Design of Upstream and Downstream Protection
Works
The
upstream scour depth d1 is calculated as 1/3 of
the upstream water depth plus 0.6 m, while the downstream scour depth d2 is 1/2 of
the downstream water depth plus 0.6 m.
Upstream
Protection Works:
·
Block protection: d1 cubic
meters per meter width.
·
Launching apron: 2.25d1 cubic
meters per meter width.
Downstream
Protection Works:
·
Inverted filter: d2 cubic
meters per meter width.
·
Launching apron: 2.25d2 cubic
meters per meter width.
D.
Devices to Control Silt Entry into The Offtaking
Channel
To
control silt entry into an offtaking channel, a raised crest at the
distributary head regulator is used, but it is insufficient alone due to
turbulence and silt accumulation. Additional devices are employed:
1. King’s
Vanes: Vertical, curved walls placed in the parent channel
to deflect silt-laden bottom water away from the offtaking channel at a 30°
angle. Made of R.C.C. or steel, they are 1/4th the water depth in height and
spaced 1.5 times their height. They extend 0.6–1.5 m beyond a 2:1 inclined line
from the offtake.

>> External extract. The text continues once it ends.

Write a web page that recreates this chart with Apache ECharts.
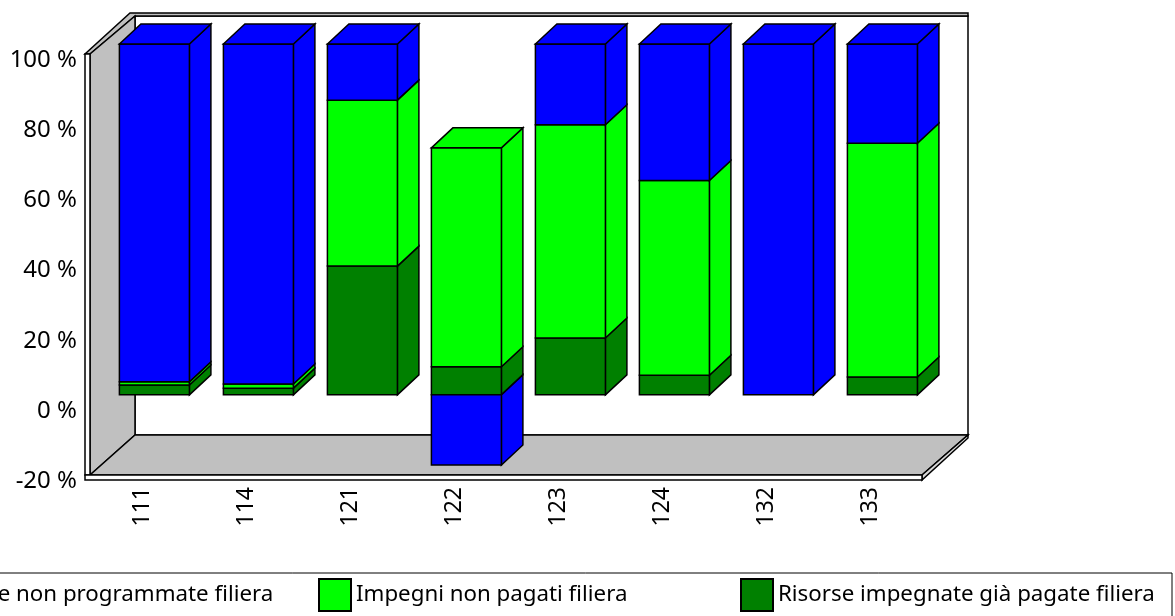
<!DOCTYPE html>
<html>
<head>
<meta charset="utf-8">
<style>html,body{margin:0;padding:0;background:#fff;overflow:hidden}#c{width:1175px;height:616px}</style>
<script src="https://cdn.jsdelivr.net/npm/echarts@6/dist/echarts.min.js"></script>
</head>
<body>
<div id="c"></div>
<script>
const categories = ['111','114','121','122','123','124','132','133'];
const paidValues = [2.8, 1.9, 36.7, 8, 16.2, 5.6, 0, 5.1];
const committedValues = [0.9, 1.2, 47.3, 62.4, 60.8, 55.5, 0, 66.6];
const unprogrammedValues = [96.3, 96.9, 16, -20, 23, 38.9, 100, 28.3];
const seriesNames = ['Risorse non programmate filiera','Impegni non pagati filiera','Risorse impegnate già pagate filiera'];
const yTicks = {min:-20, max:100, interval:20};

const FONT = '"Noto Sans"';
const WALL_DX = 45, WALL_DY = 40;
const BAR_W = 70, BAR_DX = 21.5, BAR_DY = 20;
const OFF_X = 12.4, OFF_Y = 10;
const STROKE = {stroke:'#000', lineWidth:1.5};
const stacks = [paidValues, committedValues, unprogrammedValues];

function poly(pts, fill){
  return {type:'polygon', shape:{points:pts}, style:Object.assign({fill:fill}, STROKE)};
}
function wallRender(params, api){
  const s = params.coordSys, L = s.x, R = s.x + s.width, T = s.y, B = s.y + s.height;
  const dx = WALL_DX, dy = WALL_DY, gray = '#c0c0c0';
  return {type:'group', children:[
    poly([[L+dx,T-dy+2],[R+dx+1,T-dy+2],[R+dx+1,B-dy],[L+dx,B-dy]], '#fff'),
    poly([[L-5+dx,T-dy-1],[R+dx+1,T-dy-1],[R+dx+1,T-dy+2],[L+dx,T-dy+2],[L,T],[L-5,T]], gray),
    poly([[L,T],[L+dx,T-dy+2],[L+dx,B-dy],[L,B]], gray),
    poly([[L,B],[L+dx,B-dy],[R+dx+1,B-dy],[R,B]], gray),
    poly([[R,B],[R+dx+1,B-dy],[R+dx+1,B-dy+3],[R,B+5]], '#d8d8d8'),
    poly([[L-5,T],[L,T],[L,B],[L-5,B]], '#fff'),
    poly([[L-5,B],[R,B],[R,B+5],[L-5,B+5]], '#fff')
  ]};
}
function segRender(seriesIdx, color){
  return function(params, api){
    const i = api.value(0), v = api.value(1);
    if(!v) return null;
    let base = 0;
    if(v > 0){ for(let k=0;k<seriesIdx;k++){ if(stacks[k][i]>0) base += stacks[k][i]; } }
    const p0 = api.coord([i, base]), p1 = api.coord([i, base + v]);
    const x0 = p0[0] + OFF_X - BAR_W/2, x1 = x0 + BAR_W;
    const y0 = p0[1] - OFF_Y, y1 = p1[1] - OFF_Y;
    const children = [
      poly([[x1,y0],[x1+BAR_DX,y0-BAR_DY],[x1+BAR_DX,y1-BAR_DY],[x1,y1]], color),
      poly([[x0,y0],[x1,y0],[x1,y1],[x0,y1]], color)
    ];
    let isTop = v > 0;
    for(let k=seriesIdx+1;k<stacks.length;k++){ if(stacks[k][i]>0) isTop = false; }
    if(isTop){
      children.push(poly([[x0,y1],[x0+BAR_DX,y1-BAR_DY],[x1+BAR_DX,y1-BAR_DY],[x1,y1]], color));
    }
    return {type:'group', children:children};
  };
}
function makeSeries(name, values, idx, color){
  return {
    type:'custom', name:name, coordinateSystem:'cartesian2d', clip:false, z:3,
    itemStyle:{color:color, borderColor:'#000', borderWidth:1},
    renderItem:segRender(idx, color),
    data:values.map((v,i)=>[i,v]), silent:true, animation:false
  };
}
const legendBase = {
  orient:'horizontal', top:578, itemWidth:32, itemHeight:32, itemGap:3, icon:'rect',
  selectedMode:false, padding:0,
  textStyle:{fontFamily:FONT, fontSize:22.3, color:'#000', padding:[0,0,4,0]}
};
const chart = echarts.init(document.getElementById('c'), null, {renderer:'canvas'});
chart.setOption({
  animation:false,
  backgroundColor:'#fff',
  grid:{left:90, right:253, top:54, bottom:141, containLabel:false},
  xAxis:{type:'category', data:categories, boundaryGap:true,
    axisLine:{show:false}, axisTick:{show:false}, splitLine:{show:false},
    axisLabel:{rotate:90, margin:12, interval:0, fontFamily:FONT, fontSize:23, color:'#000'}},
  yAxis:{type:'value', min:yTicks.min, max:yTicks.max, interval:yTicks.interval,
    axisLine:{show:false}, axisTick:{show:false}, splitLine:{show:false},
    axisLabel:{formatter:'{value} %', margin:13, fontFamily:FONT, fontSize:24, color:'#000', verticalAlign:'top', lineHeight:12}},
  legend:[
    Object.assign({}, legendBase, {left:-104, data:[seriesNames[0]]}),
    Object.assign({}, legendBase, {left:318, data:[seriesNames[1]]}),
    Object.assign({}, legendBase, {left:740, data:[seriesNames[2]]})
  ],
  graphic:[{type:'rect', z:-1, silent:true, shape:{x:-5,y:573,width:1177,height:60},
    style:{fill:'#fff', stroke:'#000', lineWidth:1}}],
  series:[
    {type:'custom', name:'wall', coordinateSystem:'cartesian2d', clip:false, z:1, silent:true,
     renderItem:wallRender, data:[[0,0]]},
    makeSeries(seriesNames[2], paidValues, 0, '#008000'),
    makeSeries(seriesNames[1], committedValues, 1, '#00ff00'),
    makeSeries(seriesNames[0], unprogrammedValues, 2, '#0000ff')
  ]
});
</script>
</body>
</html>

Effective in silt control, but fail if turbulence is
excessive.
2. Gibb’s
Groyne Wall: An extension of the downstream wing wall
into the parent channel, dividing flow proportionally between the offtaking and
downstream channels. It ensures silt is divided proportionally, preventing
excessive silt entry. Adjustments can be made to reduce silt intake by allowing
surplus flow through a hole in the wall.
3. Cantilever
Skimming Platform: A slab cantilevered into the parent
channel below the crest level, separating top and bottom water to prevent silt
from climbing into the offtaking channel. It disrupts silt ramp formation.